In what has been designated as the remaining Hendler-Delaware cases (involving claims for physical injury arising from alleged exposure to DBCP over the course of the late 1960’s through the mid-1980’s on behalf of about 2,700 banana plantation workers from Costa Rica, Ecuador, Guatemala and Panama – more fully described in the Company’s Form 10-K for the period ended December 31, 2013), on May 27, 2014, the district court granted defendant Dole’s motion to dismiss the matter without prejudice on the grounds that the applicable statutes of limitation had expired. Then, on August 5, 2014, the parties stipulated to summary judgment in favor of all defendants (on the same grounds as the earlier motion) and the court entered final judgment in the matter. On October 21, 2014 plaintiffs filed an appeal with the U.S. District Court of Appeals. The Company plans to oppose the appeal.

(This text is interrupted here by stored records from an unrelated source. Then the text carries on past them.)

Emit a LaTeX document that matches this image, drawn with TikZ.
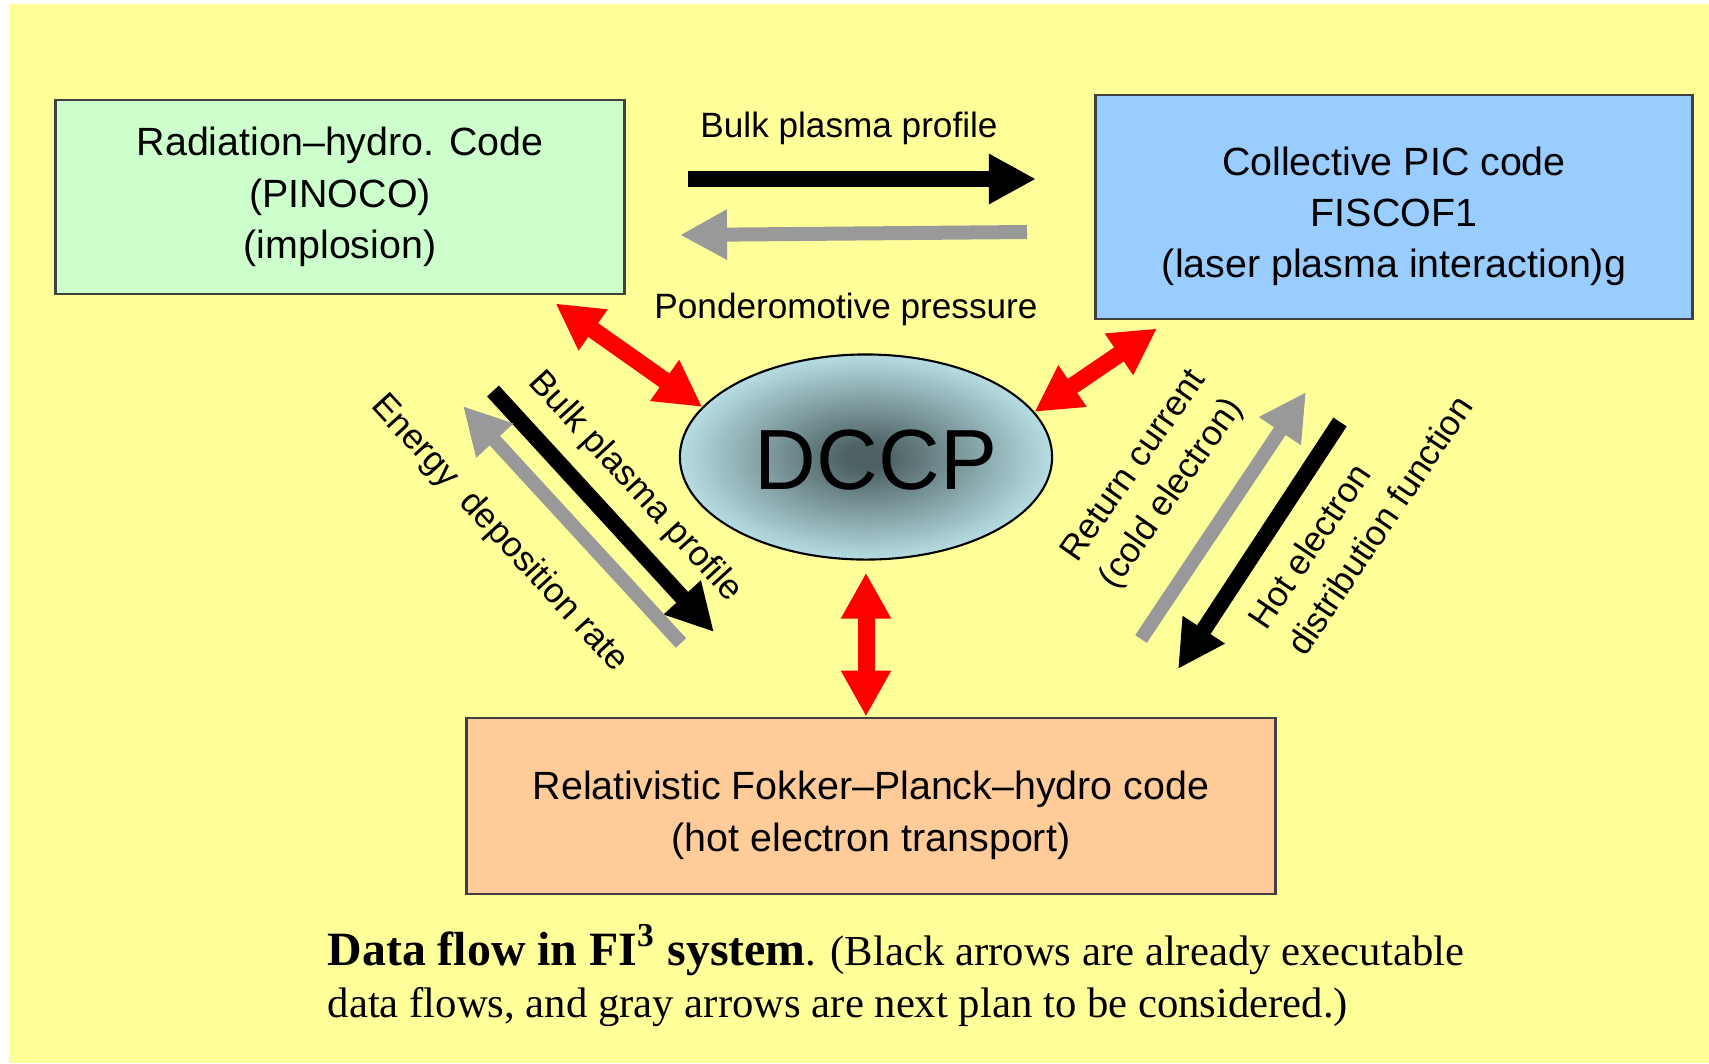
\documentclass[tikz,border=0pt]{standalone}
\usepackage{fontspec}
\setmainfont{Liberation Serif}
\setsansfont{Liberation Sans}
\usetikzlibrary{arrows.meta,shapes.geometric}

\definecolor{bgyellow}{HTML}{FFFF99}
\definecolor{hydrogreen}{HTML}{CCFFCC}
\definecolor{picblue}{HTML}{99CCFF}
\definecolor{fporange}{HTML}{FFCC99}
\definecolor{boxline}{HTML}{404040}
\definecolor{flowgray}{HTML}{999999}
\definecolor{dccpdark}{RGB}{78,98,100}
\definecolor{dccplight}{RGB}{182,221,227}
\pgfdeclareradialshading{dccpshade}{\pgfpoint{0bp}{0bp}}{color(0bp)=(dccpdark); color(3bp)=(dccpdark); color(25bp)=(dccplight); color(50bp)=(dccplight)}

\tikzset{
  codebox/.style={draw=boxline, line width=0.8pt, align=center, inner sep=0pt,
    font=\sffamily\fontsize{11.2}{14.6}\selectfont},
  flowlabel/.style={font=\sffamily\fontsize{10}{13.3}\selectfont, inner sep=0pt},
  blackflow/.style={line width=0.16cm, black, -{Triangle[length=0.47cm,width=0.47cm]}},
  grayflow/.style={line width=0.14cm, flowgray, -{Triangle[length=0.47cm,width=0.47cm]}},
  coupling/.style={line width=0.17cm, red, {Triangle[length=0.46cm,width=0.47cm]}-{Triangle[length=0.46cm,width=0.47cm]}},
}
\newcommand{\lowstrut}{\rule{0pt}{0.47cm}}

\begin{document}
\begin{tikzpicture}[x=0.01cm,y=-0.01cm]
% Background
\useasboundingbox (0,0) rectangle (1709,1063);
\fill[bgyellow] (9,4) rectangle (1709,1063);

% Code boxes
\node[codebox, fill=hydrogreen, minimum width=5.68cm, minimum height=1.94cm] (hydro) at (340,197) {Radiation--hydro. Code\\(PINOCO)\\(implosion)};
\node[codebox, fill=picblue, minimum width=5.97cm, minimum height=2.24cm] (pic) at (1394,207) {\lowstrut Collective PIC code\\FISCOF1\\(laser plasma interaction)g};
\node[codebox, fill=fporange, minimum width=8.08cm, minimum height=1.76cm] (fokker) at (871,806) {\lowstrut Relativistic Fokker--Planck--hydro code\\(hot electron transport)};

% DCCP
\node[ellipse, draw, line width=0.6pt, minimum width=3.72cm, minimum height=2.05cm, inner sep=0pt,
  shading=dccpshade] (dccp) at (866,457) {};
\node[font=\sffamily\fontsize{24.3}{28}\selectfont, inner sep=0pt] (dccptxt) at (876,460) {DCCP};

% Coupling arrows
\draw[coupling] ([xshift=-0.70cm,yshift=-0.08cm]hydro.south east) -- (dccp.163);
\draw[coupling] ([xshift=0.63cm,yshift=-0.08cm]pic.south west) -- (dccp.15);
\draw[coupling] ([yshift=-0.12cm]dccp.south) -- (dccp.south |- fokker.north);

% Data flow end points
\coordinate (bulkA) at (688,179);
\coordinate (bulkB) at (1036,179);
\coordinate (pondA) at (1027,232);
\coordinate (pondB) at (680,235);
\coordinate (profA) at (493,391);
\coordinate (profB) at (714,632);
\coordinate (edepA) at (681,643);
\coordinate (edepB) at (463,406);
\coordinate (retA) at (1141,639);
\coordinate (retB) at (1306,392);
\coordinate (hotA) at (1340,422);
\coordinate (hotB) at (1178,669);

% Data flows
\draw[blackflow] (bulkA) -- (bulkB);
\draw[grayflow] (pondA) -- (pondB);
\draw[blackflow] (profA) -- (profB);
\draw[grayflow] (edepA) -- (edepB);
\draw[grayflow] (retA) -- (retB);
\draw[blackflow] (hotA) -- (hotB);

% Labels
\node[flowlabel] (bulklbl) at (849,128) {Bulk plasma profile};
\node[flowlabel] (pondlbl) at (846,309) {Ponderomotive pressure};
\node[flowlabel, rotate=-47.5] (proflbl) at (635,487) {Bulk plasma profile};
\node[flowlabel, rotate=-47.5] (edeplbl) at (499,534) {Energy\ \ deposition rate};
\node[flowlabel, rotate=55, align=left] (retlbl) at (1154,480) {Return current\\(cold electron)};
\node[flowlabel, rotate=56, align=left] (hotlbl) at (1360,512) {Hot electron\\distribution function};

% Caption
\node[anchor=base west, inner sep=0pt, font=\fontsize{12.15}{14.8}\selectfont] (caption) at (327,965)
  {{\fontsize{13.6}{14.8}\selectfont\bfseries Data flow in FI\textsuperscript{3} system}. (Black arrows are already executable};
\node[anchor=base west, inner sep=0pt, font=\fontsize{12.15}{14.8}\selectfont] (captionb) at (327,1017)
  {data flows, and gray arrows are next plan to be considered.)};
\end{tikzpicture}
\end{document}
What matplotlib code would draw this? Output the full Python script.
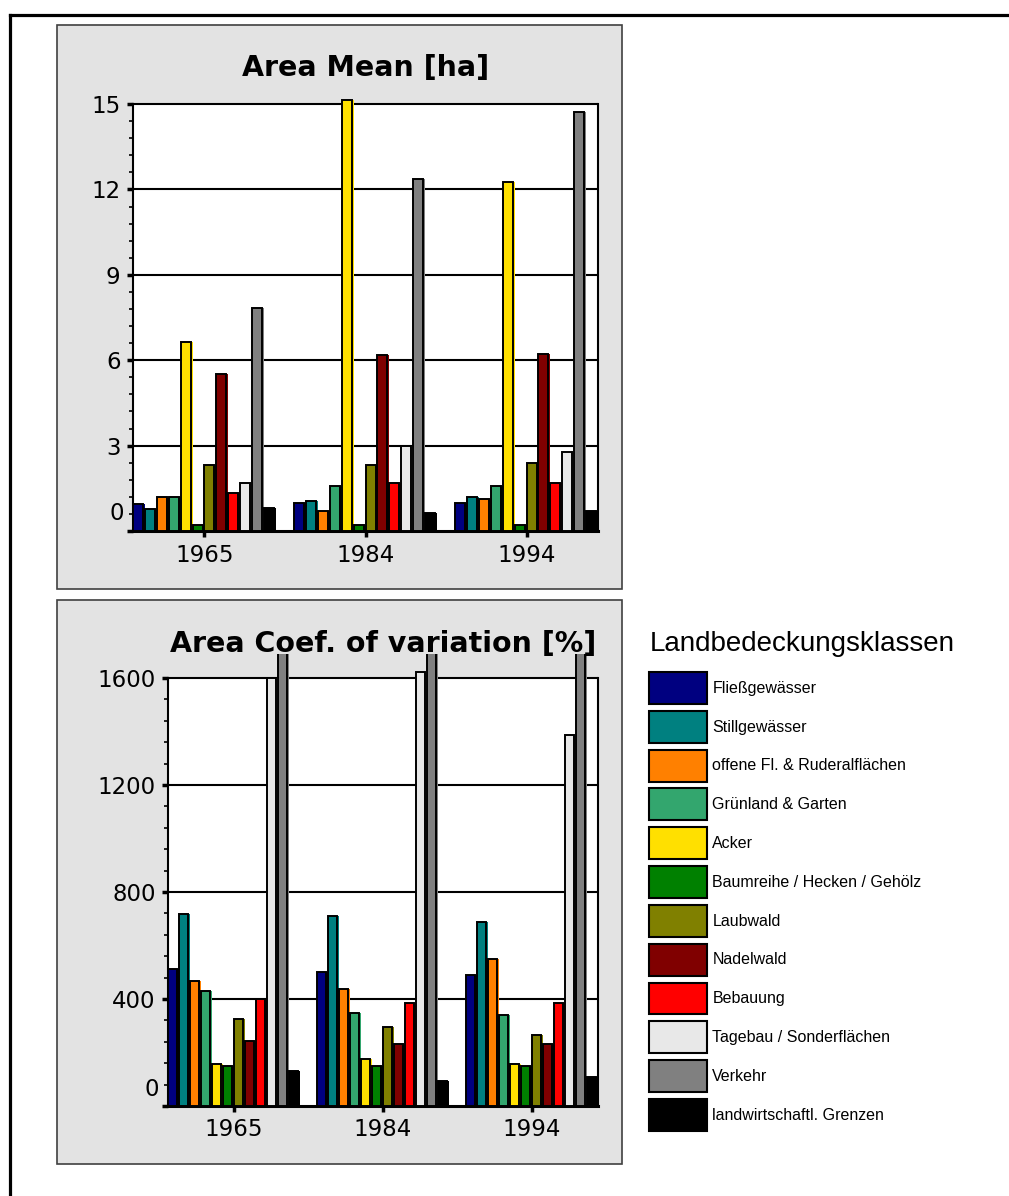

Further, in Chaverri, the one Hendler-Delaware case that was filed with the Superior Court of the State of Delaware (as opposed to the United States District Court in Delaware), on October 20, 2014, the Supreme Court of the State of Delaware issued an order affirming the lower court’s dismissal of the action based upon passage of the statute of limitations.

Also, in Blanco (Delaware state court matter involving one plaintiff who worked at a plantation in Costa Rica), in response to a motion for summary judgment filed by the Dole defendants on September 27, 2014 (based on expiration of the statute of limitations and inability to prove causation), on October 6, 2014, plaintiff agreed to dismiss the matter in its entirety with prejudice.

B. Other Matters

In Mark Spence v. A.W. Chesterton Company et al. (an asbestos exposure matter in an Illinois state court in which 46 defendants, including the Company, are named), after being informed that the Company has never used asbestos in either its products or packaging, plaintiff dismissed the matter without prejudice on September 22, 2014. Thus, this matter is now concluded.